I got the impression that the writer wanted the reader to make that connection. Yes.
Oookay, lets just get this thing a little back down on the ground again. First thing, the reference to Fieldnote's post about the odds of two SKs in one area:
In fact, there are only a few cases known, where only one SK is in an an area. The Hillside Stranglers crossed paths with Alcala with the the result, that Alcala dropped a body right on the backside of the same hill which was on the front side dumping grounds to the Hillside Stranglers. To make the chaos complete, a little more on the side of the same foothills, a road led up to some pricey big houses of actors.
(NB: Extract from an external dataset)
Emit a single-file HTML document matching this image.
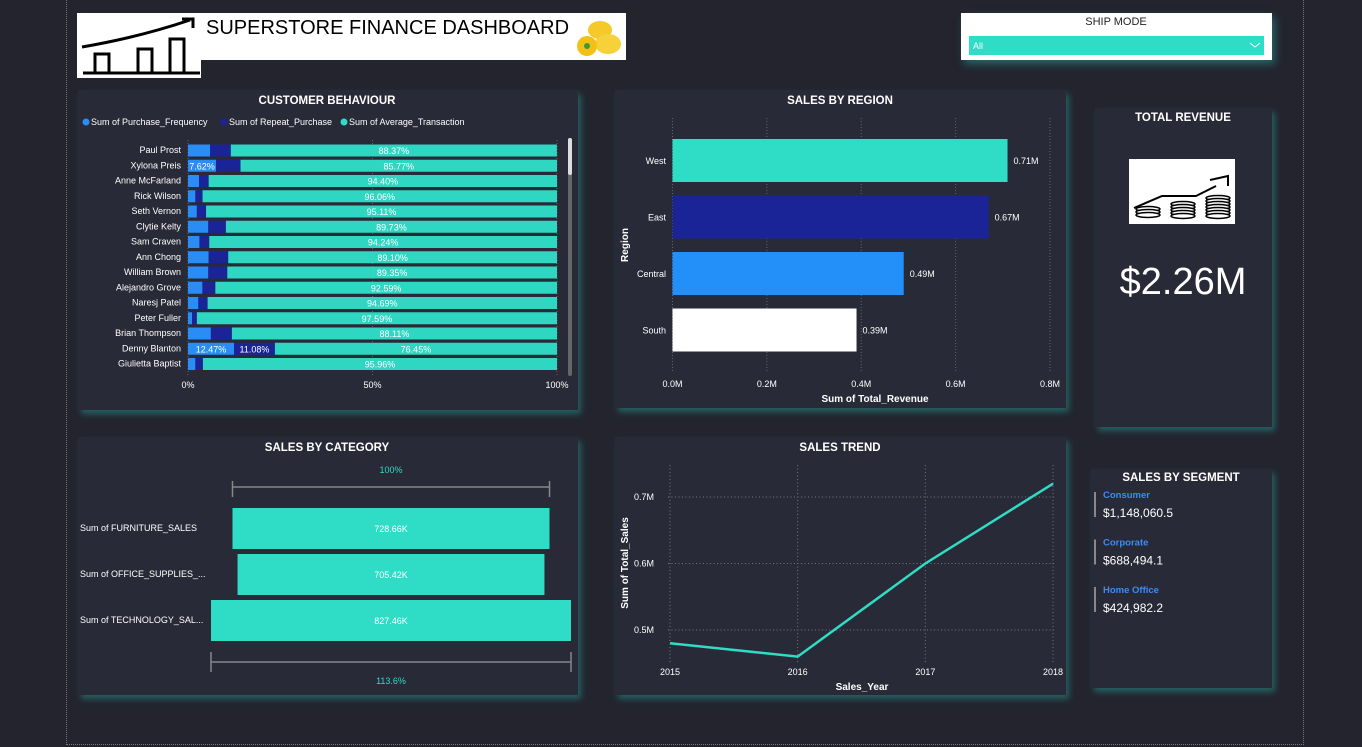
<!DOCTYPE html>
<html><head><meta charset="utf-8"><style>
body{margin:0;width:1362px;height:747px;background:#23242e;font-family:"Liberation Sans",sans-serif;overflow:hidden;position:relative}
.p{position:absolute;background:#292a37;box-shadow:3px 4px 6px rgba(40,170,160,.45)}
svg{position:absolute;left:0;top:0}
svg text{font-family:"Liberation Sans",sans-serif}
</style></head><body>
<div style="position:absolute;left:66px;top:-2px;width:1236px;height:745px;border:1px dotted #777"></div>
<div class="p" style="left:78px;top:90px;width:500px;height:320px"></div>
<div class="p" style="left:615px;top:90px;width:451px;height:318px"></div>
<div class="p" style="left:1095px;top:108px;width:177px;height:319px"></div>
<div class="p" style="left:78px;top:437px;width:500px;height:258px"></div>
<div class="p" style="left:615px;top:437px;width:451px;height:258px"></div>
<div class="p" style="left:1091px;top:469px;width:181px;height:219px"></div>
<div style="position:absolute;left:77px;top:13px;width:549px;height:47px;background:#fff"></div>
<div style="position:absolute;left:77px;top:13px;width:124px;height:65px;background:#fff"></div>
<div style="position:absolute;left:961px;top:13px;width:311px;height:47px;background:#fff;box-shadow:3px 4px 8px rgba(40,170,160,.5)"></div>
<svg id="s" width="1362" height="747"></svg>
<script>
const NS="http://www.w3.org/2000/svg";const S=document.getElementById('s');
function el(t,a,txt){const e=document.createElementNS(NS,t);for(const k in a)e.setAttribute(k,a[k]);if(txt!==undefined)e.textContent=txt;S.appendChild(e);return e;}
function T(x,y,s,o){return el('text',Object.assign({x:x,y:y,fill:'#fff','font-size':9},o||{}),s);}

// Banner
let e;
e=T(206,34,'SUPERSTORE FINANCE DASHBOARD',{fill:'#000','font-size':20});

e=el('g',{stroke:'#000','stroke-width':3,fill:'none'});

[[95,54,14,19],[138,49,14,24],[170,39,14,34]].forEach(r=>{const q=document.createElementNS(NS,'rect');q.setAttribute('x',r[0]);q.setAttribute('y',r[1]);q.setAttribute('width',r[2]);q.setAttribute('height',r[3]);e.appendChild(q);});
const ln=document.createElementNS(NS,'path');ln.setAttribute('d','M83 73H200M82 47Q140 37 190 20M182 19H193V28');e.appendChild(ln);
e=el('g',{});
el('ellipse',{cx:600,cy:30,rx:12,ry:9,fill:'#f5c92a'});el('ellipse',{cx:608,cy:44,rx:13,ry:10,fill:'#f7d13a'});el('circle',{cx:587,cy:46,r:10,fill:'#f3c018'});el('circle',{cx:587,cy:46,r:3,fill:'#3a9a3a'});
// Ship mode
e=T(1116,25,'SHIP MODE',{fill:'#222','font-size':11,'text-anchor':'middle'});
e=el('rect',{x:969,y:36,width:295,height:19,fill:'#2fdcc6'});
T(973,49,'All',{'font-size':9});el('path',{d:'M1250 43l5 4 5-4',stroke:'#fff',fill:'none'});

// ===== Customer behaviour =====
const custNames=['Paul Prost','Xylona Preis','Anne McFarland','Rick Wilson','Seth Vernon','Clytie Kelty','Sam Craven','Ann Chong','William Brown','Alejandro Grove','Naresj Patel','Peter Fuller','Brian Thompson','Denny Blanton','Giulietta Baptist'];
const purchaseFreq=[6.0,7.62,3.0,2.0,2.4,5.5,3.1,5.6,5.5,3.9,2.8,1.1,6.2,12.47,2.0];
const repeatPurchase=[5.6,6.61,2.6,1.94,2.49,4.77,2.66,5.3,5.15,3.51,2.51,1.31,5.69,11.08,2.04];
const avgTransaction=[88.37,85.77,94.40,96.06,95.11,89.73,94.24,89.10,89.35,92.59,94.69,97.59,88.11,76.45,95.96];
const custTicks=['0%','50%','100%'];
T(327,104,'CUSTOMER BEHAVIOUR',{'font-size':11.5,'font-weight':'bold','text-anchor':'middle'});
[['#2a8cf5','Sum of Purchase_Frequency',82],['#1a2496','Sum of Repeat_Purchase',220],['#2fdcc6','Sum of Average_Transaction',340]].forEach(l=>{
 e=el('circle',{cx:l[2]+4,cy:122,r:3.5,fill:l[0]});
 T(l[2]+9,125,l[1],{'font-size':9});});
const cx0=188,cx1=557;const px=v=>cx0+(cx1-cx0)*v/100;
custTicks.forEach((t,i)=>{const x=cx0+(cx1-cx0)*i/2;el('line',{x1:x,x2:x,y1:140,y2:375,stroke:'#666','stroke-dasharray':'1 2'});T(x,388,t,{'text-anchor':'middle','font-size':9});});
custNames.forEach((n,i)=>{const y=144.5+i*15.25;
 T(181,y+8.5,n,{'text-anchor':'end','font-size':9});
 const vals=[purchaseFreq[i],repeatPurchase[i],avgTransaction[i]];const cols=['#2a8cf5','#1a2496','#2fd6c2'];let acc=0;
 vals.forEach((v,j)=>{e=el('rect',{x:px(acc),y:y,width:px(acc+v)-px(acc),height:12,fill:cols[j]});
  
  if(j==2||v>7)T((px(acc)+px(acc+v))/2,y+9.5,v.toFixed(2)+'%',{'text-anchor':'middle','font-size':9});acc+=v;});
});
el('rect',{x:568,y:138,width:4,height:238,rx:2,fill:'#666'});el('rect',{x:568,y:138,width:4,height:37,rx:2,fill:'#ddd'});

// ===== Sales by region =====
const regions=['West','East','Central','South'];
const regionRevenue=[0.71,0.67,0.49,0.39];
const regionTicks=[0,0.2,0.4,0.6,0.8];
const rColors=['#2fdcc6','#1a2496','#2290f8','#ffffff'];
T(840,104,'SALES BY REGION',{'font-size':11.5,'font-weight':'bold','text-anchor':'middle'});
const rx0=672.5,rx1=1050;const rx=v=>rx0+(rx1-rx0)*v/0.8;
regionTicks.forEach(t=>{el('line',{x1:rx(t),x2:rx(t),y1:118,y2:372,stroke:'#666','stroke-dasharray':'1 2'});T(rx(t),387,t.toFixed(1)+'M',{'text-anchor':'middle','font-size':9});});
regions.forEach((r,i)=>{const y=139+i*56.5;
 e=el('rect',{x:rx0,y:y,width:rx(regionRevenue[i])-rx0,height:43,fill:rColors[i]});
 T(666,y+25,r,{'text-anchor':'end','font-size':9});T(rx(regionRevenue[i])+6,y+25,regionRevenue[i].toFixed(2)+'M',{'font-size':9});});
T(875,402,'Sum of Total_Revenue',{'text-anchor':'middle','font-size':10,'font-weight':'bold'});
T(0,0,'Region',{'text-anchor':'middle','font-size':10,'font-weight':'bold',transform:'translate(628,245) rotate(-90)'});

// ===== Total revenue =====
T(1183,121,'TOTAL REVENUE',{'font-size':11.5,'font-weight':'bold','text-anchor':'middle'});
e=el('rect',{x:1129,y:159,width:106,height:65,fill:'#fff'});
el('path',{d:'M1134 208L1162 196H1196L1216 186M1210 180L1228 176V186',stroke:'#000','stroke-width':2,fill:'none'});
[[1148,209,8],[1183,204,13],[1218,198,19]].forEach(c=>{for(let k=0;k<c[2];k+=3)el('ellipse',{cx:c[0],cy:c[1]+k,rx:12,ry:2.5,fill:'#fff',stroke:'#000','stroke-width':1.5});});
e=T(1183,294,'$2.26M',{'font-size':38,'text-anchor':'middle'});

// ===== Sales by category (funnel) =====
const categories=['Sum of FURNITURE_SALES','Sum of OFFICE_SUPPLIES_...','Sum of TECHNOLOGY_SAL...'];
const categorySales=[728.66,705.42,827.46];
T(327,451,'SALES BY CATEGORY',{'font-size':11.5,'font-weight':'bold','text-anchor':'middle'});
const fc=391,maxV=Math.max(...categorySales),fw=v=>v/maxV*360;
categories.forEach((c,i)=>{const y=508+i*46,w=fw(categorySales[i]);
 e=el('rect',{x:fc-w/2,y:y,width:w,height:41,fill:'#2fdcc6'});
 T(fc,y+24,categorySales[i].toFixed(2)+'K',{'text-anchor':'middle','font-size':9});T(80,y+23,c,{'font-size':9});});
const w0=fw(categorySales[0]),w2=fw(categorySales[2]);
el('path',{d:`M${fc-w0/2} 481V497M${fc-w0/2} 487H${fc+w0/2}M${fc+w0/2} 481V497`,stroke:'#888','stroke-width':1.5,fill:'none'});
el('path',{d:`M${fc-w2/2} 652V672M${fc-w2/2} 662H${fc+w2/2}M${fc+w2/2} 652V672`,stroke:'#888','stroke-width':1.5,fill:'none'});
T(fc,473,'100%',{'text-anchor':'middle','font-size':9,fill:'#2fdcc6'});
T(fc,684,(categorySales[2]/categorySales[0]*100).toFixed(1)+'%',{'text-anchor':'middle','font-size':9,fill:'#2fdcc6'});

// ===== Sales trend =====
const years=['2015','2016','2017','2018'];
const yearSales=[0.48,0.46,0.60,0.72];
const trendTicks=[0.5,0.6,0.7];
T(840,451,'SALES TREND',{'font-size':11.5,'font-weight':'bold','text-anchor':'middle'});
const tx0=670,tx1=1053,ty=v=>630-(v-0.5)/0.1*66.5;const tx=i=>tx0+(tx1-tx0)*i/(years.length-1);
trendTicks.forEach(t=>{el('line',{x1:668,x2:1056,y1:ty(t),y2:ty(t),stroke:'#777','stroke-dasharray':'1 2.5'});T(654,ty(t)+3,t.toFixed(1)+'M',{'text-anchor':'end','font-size':9});});
years.forEach((yr,i)=>{el('line',{x1:tx(i),x2:tx(i),y1:465,y2:662,stroke:'#777','stroke-dasharray':'1 2.5'});T(tx(i),675,yr,{'text-anchor':'middle','font-size':9});});
e=el('polyline',{points:yearSales.map((v,i)=>tx(i)+','+ty(v)).join(' '),fill:'none',stroke:'#2fdcc6','stroke-width':2.5});

T(862,690,'Sales_Year',{'text-anchor':'middle','font-size':10,'font-weight':'bold'});
T(0,0,'Sum of Total_Sales',{'text-anchor':'middle','font-size':10,'font-weight':'bold',transform:'translate(628,563) rotate(-90)'});

// ===== Sales by segment =====
const segments=['Consumer','Corporate','Home Office'];
const segmentSales=['$1,148,060.5','$688,494.1','$424,982.2'];
T(1181,481,'SALES BY SEGMENT',{'font-size':11.5,'font-weight':'bold','text-anchor':'middle'});
segments.forEach((s,i)=>{const y=489+i*47.5;
 el('rect',{x:1094,y:y+3,width:2,height:25,fill:'#888'});
 e=T(1103,y+9,s,{'font-size':9.5,'font-weight':'bold',fill:'#3a8df5'});
 T(1103,y+28,segmentSales[i],{'font-size':12});});
</script>
</body></html>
Guess what, that was where the Manson Family killed.
Or another example: Not only killed William E. Cosden a girl (one out of three, which makes him pretty pale in comparision), he killed her also in a time, Ted Bundy was around there. Neither Bundy nor Cosden knew, but Cosden was pretty happy that Cathy Devine was counted for more than 20 years on Bundy. Saved his life in a way or he would maybe have been a candidate for the needle.
Speaking of Bundy. Bundy tended to drive around in his Volkswagen Beetle. The bug needed gas and Bundy used always the same gas stations, for example one in Golden. One day, and less than an hour after Bundy left, another SK snatched the girl working at exact that gas station. Given, that in thirty miles radius two more girls disappeared from gas stations, witnesses two times described a truck ... well, a serial. How could he know his more infamous college had just filled his car there. Dooh! And so it goes on and on. Rifkin and Alcala overlapped in NYC. Toole, Lucas, Shore and half a dozen others hunted in the Houston area at the same time. Lets face it, it is NOT unusual to have more than one, it is unusual to have ONLY one.
Second thing: A writer's mind
I don't write screenplays, I write novels. So, I am not entirely the same species, only closely related. And the demands, readers, publishers, TV producers and whoever else in that business pose to writers are simply the same lately. A lot of people think, the more brutal, the more disgusting a work is, the more intense it is. And the more intense it is, the more it sells. I got manuscripts rejected by editors back with the comment "not brutal enough". And the business became shallow in that aspect. Thirty years ago, in Manhunt, Thomas Harris came through with descriptions of bloody crime scenes. All what happened played basically out in the reader's imagination. Today, he wouldn't. People demand explicit brutality. And on stage or even worse in TV, both are visual mediums, it goes more and more splatter. Some writers follow the trend, others not so much.
However, writers are a wide variety. From Harris, who wrote one of the most scaring SKs ever, but is happy to hide from people and whip very normal things up in his kitchen (hobby cooks are not that rare under writers) to that guy in Mexico, who wanted to write a cannibalistic vampire and for research reasons, killed some people to eat parts of them and drink their blood. Most however, don't kill. Writers create brutality in their imagination and they do it excessively. That doesn't mean, for most writers, we do it for real. We don't need to. Because while we write those stuff, we have more than our share of scary brutal thoughts. And most writers I know, feel after writing that kind of work rather the need for a shower, good music and a beer or the dark urge to cook something (which usually not cooked from human ingredients, just to make that point clear). So yes, even the most peaceful writer on Earth is probably able to write something disgusting, brutal and utterly vulgar if it is demanded. And admittedly, I wrote some nasty things too. That doesn't make me a serial killer, just a writer. Part of the job is to shock, to shake the reader.